Readings: Acts 5: 12-16; Revelations 1: 9-11a, 12-13, 17-19; John 20: 19-31 
Preacher: Sr. Karen Dietz

Have you ever had the experience of feeling more than one emotion at a time? I am thinking of feeling grief when a loved one dies and relief that their suffering is finally at an end, joy for another’s success and sadness because that success might take away from your time with them, hope for a brighter future and guilt for holding back and more.  This is the sort of dichotomy I am feeling about this second Sunday of Easter.

 We are at the end of the Easter octave, still basking in the glow of resurrection and yet the Church calls this Divine Mercy Sunday, and our Gospel confronts the human reality of curiosity and doubt.  I confess to usually ignoring the celebration of Divine Mercy and holding fast to the resurrection experience.  However, this year feels different.
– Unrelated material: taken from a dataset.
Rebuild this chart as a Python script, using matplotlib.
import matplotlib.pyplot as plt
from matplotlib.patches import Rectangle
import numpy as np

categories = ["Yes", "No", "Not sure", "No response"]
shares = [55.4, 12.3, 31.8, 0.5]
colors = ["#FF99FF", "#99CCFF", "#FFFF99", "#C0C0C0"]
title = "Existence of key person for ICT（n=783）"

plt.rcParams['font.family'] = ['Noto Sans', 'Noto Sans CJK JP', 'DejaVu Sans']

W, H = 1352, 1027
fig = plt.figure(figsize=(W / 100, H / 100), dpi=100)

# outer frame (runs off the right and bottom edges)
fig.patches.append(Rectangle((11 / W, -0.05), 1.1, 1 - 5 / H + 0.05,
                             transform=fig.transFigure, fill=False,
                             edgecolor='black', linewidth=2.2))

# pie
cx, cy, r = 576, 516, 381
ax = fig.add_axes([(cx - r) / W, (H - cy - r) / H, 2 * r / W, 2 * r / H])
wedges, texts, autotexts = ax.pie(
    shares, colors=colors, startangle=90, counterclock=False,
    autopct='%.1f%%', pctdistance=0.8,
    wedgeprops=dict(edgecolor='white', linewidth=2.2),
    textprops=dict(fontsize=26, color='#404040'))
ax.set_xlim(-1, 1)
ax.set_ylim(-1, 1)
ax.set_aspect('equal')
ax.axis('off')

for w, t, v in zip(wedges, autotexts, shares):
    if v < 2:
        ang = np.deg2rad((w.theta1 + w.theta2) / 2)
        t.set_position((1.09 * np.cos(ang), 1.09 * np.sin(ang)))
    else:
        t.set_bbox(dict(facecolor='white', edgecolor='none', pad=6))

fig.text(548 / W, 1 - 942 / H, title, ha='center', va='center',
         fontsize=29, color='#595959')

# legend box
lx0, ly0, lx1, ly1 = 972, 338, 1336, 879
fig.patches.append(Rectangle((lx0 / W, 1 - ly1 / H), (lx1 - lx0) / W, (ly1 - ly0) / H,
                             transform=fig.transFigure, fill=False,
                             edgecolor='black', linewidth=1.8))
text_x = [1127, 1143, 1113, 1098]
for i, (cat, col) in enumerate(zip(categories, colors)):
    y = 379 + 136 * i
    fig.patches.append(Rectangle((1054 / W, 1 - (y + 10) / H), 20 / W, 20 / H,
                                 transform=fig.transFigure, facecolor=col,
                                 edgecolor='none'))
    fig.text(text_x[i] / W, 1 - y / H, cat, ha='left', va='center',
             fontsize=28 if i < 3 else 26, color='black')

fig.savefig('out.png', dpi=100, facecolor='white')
After over two years of watching the world struggle with Covid and all that has accompanied that reality and more recently being immersed in the almost 2 month war in the Ukraine, I am struggling with seeing the suffering of our world and holding on to the resurrection at the same time, in the same breath.  At Bethany House, where I minister, we keep a list of the names of those individuals killed by violence in the city of Rochester and we pray for them weekly. The list grows almost every week. For every name there are family and friends that will miss their presence in the world from this day forward. Some of those survivors are guests at Bethany House. The suffering world is not just at our doorstep, but it is at our kitchen tables and on our front porches.

The Church gives us the gospel story of Thomas, one of the twelve, who was not with the others when Jesus first appears to them. He is probably numb with grief at the loss of his teacher and mentor. His friends greet him with the story that Jesus has risen from the dead. He is confronted with holding two very powerful emotions at the same time, grief, and joy. It seems that the resulting experience is curiosity and doubt; can what they say really be true?  Perhaps that is what we are experiencing today as we endure suffering and resurrection joy. Can what we believe really be true?
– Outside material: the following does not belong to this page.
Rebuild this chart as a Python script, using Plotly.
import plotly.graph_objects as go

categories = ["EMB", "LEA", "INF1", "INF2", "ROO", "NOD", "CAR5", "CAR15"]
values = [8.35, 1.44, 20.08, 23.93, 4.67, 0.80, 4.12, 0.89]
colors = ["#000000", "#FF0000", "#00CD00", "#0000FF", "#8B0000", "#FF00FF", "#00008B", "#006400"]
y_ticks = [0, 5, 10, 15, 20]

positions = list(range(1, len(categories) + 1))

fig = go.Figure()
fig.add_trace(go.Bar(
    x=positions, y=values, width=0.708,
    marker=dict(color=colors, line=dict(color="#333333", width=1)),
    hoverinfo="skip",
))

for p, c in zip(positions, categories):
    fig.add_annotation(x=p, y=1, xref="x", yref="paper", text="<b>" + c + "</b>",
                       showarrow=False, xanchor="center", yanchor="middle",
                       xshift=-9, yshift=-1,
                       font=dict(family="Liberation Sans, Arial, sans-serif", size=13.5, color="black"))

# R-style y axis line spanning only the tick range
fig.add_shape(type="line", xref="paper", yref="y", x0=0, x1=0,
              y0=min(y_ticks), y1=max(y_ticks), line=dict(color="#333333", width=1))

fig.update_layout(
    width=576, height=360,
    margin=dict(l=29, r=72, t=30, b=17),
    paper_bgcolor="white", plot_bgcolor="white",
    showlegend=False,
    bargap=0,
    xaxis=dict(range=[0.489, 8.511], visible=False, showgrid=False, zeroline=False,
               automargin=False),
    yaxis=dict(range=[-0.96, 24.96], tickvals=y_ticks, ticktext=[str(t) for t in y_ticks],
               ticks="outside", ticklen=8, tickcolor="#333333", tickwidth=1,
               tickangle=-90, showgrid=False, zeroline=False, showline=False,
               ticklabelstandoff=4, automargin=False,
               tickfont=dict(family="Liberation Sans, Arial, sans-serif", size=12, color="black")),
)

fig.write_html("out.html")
I try to imagine what Thomas must have been feeling when he saw Jesus appear in the room.  He was probably overcome with confusion and joy all at the same time.  If it were me, I would want to pinch myself to see if it were possible. I would feel the tiniest seeds of hope begin to take root. 

The first reading from the Acts of the Apostles tells the stories of new believers, anxious to understand the reality of the life, death and resurrection of Jesus and what this faith means in their own lives.  They are seeking healing and wholeness by even walking in the shadow of Peter and the disciples. They were nourishing these seeds of hope and mercy.

The Easter season stretches from now to Pentecost, giving us 50 days to be curious about what our faith in a resurrected Jesus really means to us. We are invited to take the time to ask ourselves if we were Thomas, what proof would we need that Jesus is not dead? For Thomas it was the real wounds that marked his friend’s suffering and death.  In this time of such suffering in our local and world realities, what is holding you back from fully embracing a resurrected Savior?

Perhaps it is the real wounds that we are experiencing today. Jesus is inviting us to wipe the tears and hold the hands of those impacted by violence; to feel anger and discouragement at the daily reports of the war, to feel frightened or depressed or alone as more people fall ill from Covid while we struggle to be people of faith. Experiencing and feeling these wounds do not have to have the power to weaken our faith. Instead, believing in the power of the resurrection in the heart of these wounds is where our faith gains strength.

Mercy is compassion, forgiveness, and a desire to relieve suffering. Mercy combined with faith in Jesus who has triumphed over death is invincible. A faith born out of experiencing suffering and being curious enough to question is a faith that is deeper than head knowledge, stretching deep into the heart.  This Sunday is more about compassion and bringing relief to the suffering than about confession.  What could be stronger?  Thomas was right to ask for what he needed. How about you?